[Job]
The lines to return are those from the one containing "Clone this chart in Bokeh." down to the one containing "from bokeh.resources import INLINE", inclusive; return them exactly and nothing else.

[Rows from a dataset of charts and code]

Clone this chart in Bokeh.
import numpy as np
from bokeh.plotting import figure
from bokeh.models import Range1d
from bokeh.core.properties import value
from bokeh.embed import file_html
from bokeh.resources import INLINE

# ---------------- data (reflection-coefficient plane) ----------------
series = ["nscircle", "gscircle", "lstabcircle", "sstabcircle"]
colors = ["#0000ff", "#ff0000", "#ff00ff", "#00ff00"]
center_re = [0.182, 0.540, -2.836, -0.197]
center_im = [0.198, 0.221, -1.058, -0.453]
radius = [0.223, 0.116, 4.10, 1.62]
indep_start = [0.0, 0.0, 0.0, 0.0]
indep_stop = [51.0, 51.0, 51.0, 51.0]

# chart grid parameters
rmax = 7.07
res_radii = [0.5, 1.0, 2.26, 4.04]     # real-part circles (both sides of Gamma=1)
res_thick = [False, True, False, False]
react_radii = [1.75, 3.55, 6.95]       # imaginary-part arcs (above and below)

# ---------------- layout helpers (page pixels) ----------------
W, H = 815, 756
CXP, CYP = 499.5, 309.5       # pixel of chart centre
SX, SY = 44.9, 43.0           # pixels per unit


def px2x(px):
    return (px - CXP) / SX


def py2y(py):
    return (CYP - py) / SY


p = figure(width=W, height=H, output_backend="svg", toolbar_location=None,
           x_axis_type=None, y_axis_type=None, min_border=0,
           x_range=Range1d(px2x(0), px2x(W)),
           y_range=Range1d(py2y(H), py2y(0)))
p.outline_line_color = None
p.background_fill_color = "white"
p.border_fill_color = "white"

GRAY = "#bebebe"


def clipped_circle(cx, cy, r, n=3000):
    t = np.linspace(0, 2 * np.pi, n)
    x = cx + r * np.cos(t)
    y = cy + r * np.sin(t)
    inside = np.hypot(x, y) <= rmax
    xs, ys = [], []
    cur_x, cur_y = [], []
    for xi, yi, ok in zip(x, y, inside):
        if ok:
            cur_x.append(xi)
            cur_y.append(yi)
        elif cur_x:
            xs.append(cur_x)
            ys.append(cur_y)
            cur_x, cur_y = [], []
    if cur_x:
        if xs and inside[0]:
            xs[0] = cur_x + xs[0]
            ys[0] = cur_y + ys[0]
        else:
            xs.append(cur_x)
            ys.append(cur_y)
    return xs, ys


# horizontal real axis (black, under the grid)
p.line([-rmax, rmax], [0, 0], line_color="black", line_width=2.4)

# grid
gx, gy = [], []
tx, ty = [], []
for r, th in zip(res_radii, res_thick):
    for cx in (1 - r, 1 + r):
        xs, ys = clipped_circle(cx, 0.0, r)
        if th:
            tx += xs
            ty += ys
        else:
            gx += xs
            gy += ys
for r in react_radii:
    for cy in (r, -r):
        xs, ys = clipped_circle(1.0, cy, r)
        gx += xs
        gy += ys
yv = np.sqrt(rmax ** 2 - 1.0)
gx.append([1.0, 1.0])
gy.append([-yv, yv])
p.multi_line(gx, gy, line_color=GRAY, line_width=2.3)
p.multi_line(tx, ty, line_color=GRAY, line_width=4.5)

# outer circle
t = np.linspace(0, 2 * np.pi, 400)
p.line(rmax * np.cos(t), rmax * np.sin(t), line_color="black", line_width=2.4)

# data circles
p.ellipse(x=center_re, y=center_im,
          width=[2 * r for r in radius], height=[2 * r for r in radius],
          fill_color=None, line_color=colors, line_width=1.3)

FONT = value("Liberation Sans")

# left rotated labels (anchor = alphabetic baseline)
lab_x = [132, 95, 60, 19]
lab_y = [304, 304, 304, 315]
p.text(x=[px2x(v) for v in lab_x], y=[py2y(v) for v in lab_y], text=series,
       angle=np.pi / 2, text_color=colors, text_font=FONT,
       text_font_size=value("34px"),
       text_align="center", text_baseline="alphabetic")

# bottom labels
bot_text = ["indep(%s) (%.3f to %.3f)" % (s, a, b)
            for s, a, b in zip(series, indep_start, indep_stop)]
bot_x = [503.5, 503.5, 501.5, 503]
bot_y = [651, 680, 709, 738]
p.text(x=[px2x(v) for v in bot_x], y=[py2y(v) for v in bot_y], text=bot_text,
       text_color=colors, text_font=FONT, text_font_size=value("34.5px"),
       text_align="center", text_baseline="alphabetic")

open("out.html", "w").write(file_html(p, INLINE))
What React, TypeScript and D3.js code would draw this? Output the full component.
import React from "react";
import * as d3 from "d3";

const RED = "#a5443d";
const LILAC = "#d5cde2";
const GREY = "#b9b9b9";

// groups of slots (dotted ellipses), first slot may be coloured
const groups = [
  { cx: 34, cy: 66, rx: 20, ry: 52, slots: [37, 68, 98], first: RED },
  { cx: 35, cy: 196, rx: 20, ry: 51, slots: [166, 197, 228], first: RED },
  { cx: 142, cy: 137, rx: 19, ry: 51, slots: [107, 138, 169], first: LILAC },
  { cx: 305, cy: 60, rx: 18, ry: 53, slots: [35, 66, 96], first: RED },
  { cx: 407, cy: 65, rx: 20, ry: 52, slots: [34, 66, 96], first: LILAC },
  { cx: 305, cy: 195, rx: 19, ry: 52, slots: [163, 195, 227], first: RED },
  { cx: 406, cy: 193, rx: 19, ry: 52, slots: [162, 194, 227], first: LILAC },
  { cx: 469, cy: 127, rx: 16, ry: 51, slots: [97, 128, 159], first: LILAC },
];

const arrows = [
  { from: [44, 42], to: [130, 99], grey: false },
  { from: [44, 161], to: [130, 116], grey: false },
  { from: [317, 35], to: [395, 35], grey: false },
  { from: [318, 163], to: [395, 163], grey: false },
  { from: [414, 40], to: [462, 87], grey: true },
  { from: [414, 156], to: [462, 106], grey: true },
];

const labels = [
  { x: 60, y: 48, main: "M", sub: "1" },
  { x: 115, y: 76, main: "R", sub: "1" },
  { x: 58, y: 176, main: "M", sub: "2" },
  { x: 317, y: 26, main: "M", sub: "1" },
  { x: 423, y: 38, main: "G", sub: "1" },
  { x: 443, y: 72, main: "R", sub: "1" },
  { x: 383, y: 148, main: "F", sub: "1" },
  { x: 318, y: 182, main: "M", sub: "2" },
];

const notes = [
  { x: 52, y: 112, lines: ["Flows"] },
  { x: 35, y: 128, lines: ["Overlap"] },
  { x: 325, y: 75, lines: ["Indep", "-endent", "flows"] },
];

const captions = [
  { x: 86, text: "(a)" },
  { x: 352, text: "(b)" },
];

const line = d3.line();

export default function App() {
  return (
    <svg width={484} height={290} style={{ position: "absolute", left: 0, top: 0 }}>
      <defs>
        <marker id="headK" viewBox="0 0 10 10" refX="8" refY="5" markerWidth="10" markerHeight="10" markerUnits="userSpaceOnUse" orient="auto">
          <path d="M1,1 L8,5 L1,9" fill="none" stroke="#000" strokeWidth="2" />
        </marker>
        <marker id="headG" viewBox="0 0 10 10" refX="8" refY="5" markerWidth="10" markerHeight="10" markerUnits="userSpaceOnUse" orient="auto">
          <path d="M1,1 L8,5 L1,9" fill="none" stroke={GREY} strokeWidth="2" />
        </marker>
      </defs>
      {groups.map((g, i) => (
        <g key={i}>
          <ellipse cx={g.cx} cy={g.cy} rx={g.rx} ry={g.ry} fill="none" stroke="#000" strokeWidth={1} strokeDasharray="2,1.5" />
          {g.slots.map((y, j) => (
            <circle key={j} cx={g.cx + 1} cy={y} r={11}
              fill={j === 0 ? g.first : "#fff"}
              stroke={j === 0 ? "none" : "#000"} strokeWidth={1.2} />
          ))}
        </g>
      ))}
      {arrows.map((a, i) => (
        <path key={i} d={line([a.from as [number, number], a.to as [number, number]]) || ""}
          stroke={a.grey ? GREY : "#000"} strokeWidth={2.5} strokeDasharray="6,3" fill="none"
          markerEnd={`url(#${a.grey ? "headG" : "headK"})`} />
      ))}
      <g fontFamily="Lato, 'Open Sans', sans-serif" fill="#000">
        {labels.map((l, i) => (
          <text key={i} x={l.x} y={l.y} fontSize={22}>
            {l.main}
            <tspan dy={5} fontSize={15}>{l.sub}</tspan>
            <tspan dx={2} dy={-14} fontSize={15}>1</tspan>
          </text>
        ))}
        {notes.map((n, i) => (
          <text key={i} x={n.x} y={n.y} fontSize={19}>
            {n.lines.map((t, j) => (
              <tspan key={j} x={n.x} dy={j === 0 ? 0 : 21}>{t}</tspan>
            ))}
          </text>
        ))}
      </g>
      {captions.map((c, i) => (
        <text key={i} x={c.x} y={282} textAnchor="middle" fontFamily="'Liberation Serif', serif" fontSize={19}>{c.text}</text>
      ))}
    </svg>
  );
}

---

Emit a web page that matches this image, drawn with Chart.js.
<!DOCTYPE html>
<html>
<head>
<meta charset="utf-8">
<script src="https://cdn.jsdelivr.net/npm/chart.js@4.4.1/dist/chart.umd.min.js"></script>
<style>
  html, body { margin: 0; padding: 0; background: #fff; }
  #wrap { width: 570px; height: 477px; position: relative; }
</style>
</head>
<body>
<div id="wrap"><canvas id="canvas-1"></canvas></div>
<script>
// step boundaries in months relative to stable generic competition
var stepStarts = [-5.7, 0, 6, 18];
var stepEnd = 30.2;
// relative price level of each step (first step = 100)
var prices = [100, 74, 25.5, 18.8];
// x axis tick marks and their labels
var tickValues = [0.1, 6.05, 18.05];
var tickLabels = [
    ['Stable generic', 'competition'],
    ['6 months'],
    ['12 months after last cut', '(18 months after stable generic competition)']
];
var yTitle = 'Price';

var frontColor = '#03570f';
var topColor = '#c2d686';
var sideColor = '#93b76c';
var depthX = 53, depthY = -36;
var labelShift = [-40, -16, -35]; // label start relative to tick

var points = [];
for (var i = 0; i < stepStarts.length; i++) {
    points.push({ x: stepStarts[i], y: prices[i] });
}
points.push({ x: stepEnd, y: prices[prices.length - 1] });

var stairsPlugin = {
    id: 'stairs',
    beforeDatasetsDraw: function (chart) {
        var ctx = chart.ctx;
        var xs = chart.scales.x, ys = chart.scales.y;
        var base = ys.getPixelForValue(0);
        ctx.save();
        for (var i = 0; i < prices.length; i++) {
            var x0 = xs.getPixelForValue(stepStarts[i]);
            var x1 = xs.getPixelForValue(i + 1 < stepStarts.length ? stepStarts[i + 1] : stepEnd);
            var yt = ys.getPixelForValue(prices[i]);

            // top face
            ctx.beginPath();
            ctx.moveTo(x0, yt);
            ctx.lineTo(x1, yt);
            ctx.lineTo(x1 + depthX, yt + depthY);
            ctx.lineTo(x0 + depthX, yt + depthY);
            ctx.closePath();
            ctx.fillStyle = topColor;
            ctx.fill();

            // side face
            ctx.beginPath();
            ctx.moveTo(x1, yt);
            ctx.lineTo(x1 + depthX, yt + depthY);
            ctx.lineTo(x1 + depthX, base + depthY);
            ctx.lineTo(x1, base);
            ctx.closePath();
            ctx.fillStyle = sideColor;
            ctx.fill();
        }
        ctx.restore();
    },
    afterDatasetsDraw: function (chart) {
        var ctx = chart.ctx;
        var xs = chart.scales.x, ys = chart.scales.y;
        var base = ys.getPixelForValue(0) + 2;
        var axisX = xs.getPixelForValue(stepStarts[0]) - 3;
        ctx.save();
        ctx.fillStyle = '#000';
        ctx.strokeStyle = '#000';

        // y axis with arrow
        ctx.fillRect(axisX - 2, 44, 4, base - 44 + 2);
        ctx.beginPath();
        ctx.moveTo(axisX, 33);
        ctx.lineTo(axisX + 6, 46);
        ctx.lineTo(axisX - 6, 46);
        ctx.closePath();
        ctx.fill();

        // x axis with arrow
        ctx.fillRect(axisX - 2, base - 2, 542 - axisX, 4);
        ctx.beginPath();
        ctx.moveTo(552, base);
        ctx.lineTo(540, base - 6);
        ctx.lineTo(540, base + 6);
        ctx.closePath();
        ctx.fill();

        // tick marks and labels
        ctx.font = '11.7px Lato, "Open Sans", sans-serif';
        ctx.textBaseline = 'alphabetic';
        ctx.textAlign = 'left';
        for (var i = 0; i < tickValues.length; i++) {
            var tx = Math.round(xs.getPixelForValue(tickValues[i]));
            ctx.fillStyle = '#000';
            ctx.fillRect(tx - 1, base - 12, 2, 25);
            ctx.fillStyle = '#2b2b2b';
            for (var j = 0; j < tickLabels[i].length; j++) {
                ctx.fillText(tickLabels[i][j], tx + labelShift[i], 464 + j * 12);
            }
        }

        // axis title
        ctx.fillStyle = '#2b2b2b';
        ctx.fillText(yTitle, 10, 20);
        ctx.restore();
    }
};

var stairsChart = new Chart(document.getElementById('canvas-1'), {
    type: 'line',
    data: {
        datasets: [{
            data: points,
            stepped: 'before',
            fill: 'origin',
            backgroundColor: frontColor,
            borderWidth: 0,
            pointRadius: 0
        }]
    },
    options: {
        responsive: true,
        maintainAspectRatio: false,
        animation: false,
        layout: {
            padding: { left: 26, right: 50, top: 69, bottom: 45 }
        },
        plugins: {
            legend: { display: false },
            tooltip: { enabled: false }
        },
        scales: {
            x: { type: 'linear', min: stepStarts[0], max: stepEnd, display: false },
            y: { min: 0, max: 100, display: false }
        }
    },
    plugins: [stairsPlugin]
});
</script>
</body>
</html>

[Result of the task]
Clone this chart in Bokeh.
import numpy as np
from bokeh.plotting import figure
from bokeh.models import Range1d
from bokeh.core.properties import value
from bokeh.embed import file_html
from bokeh.resources import INLINE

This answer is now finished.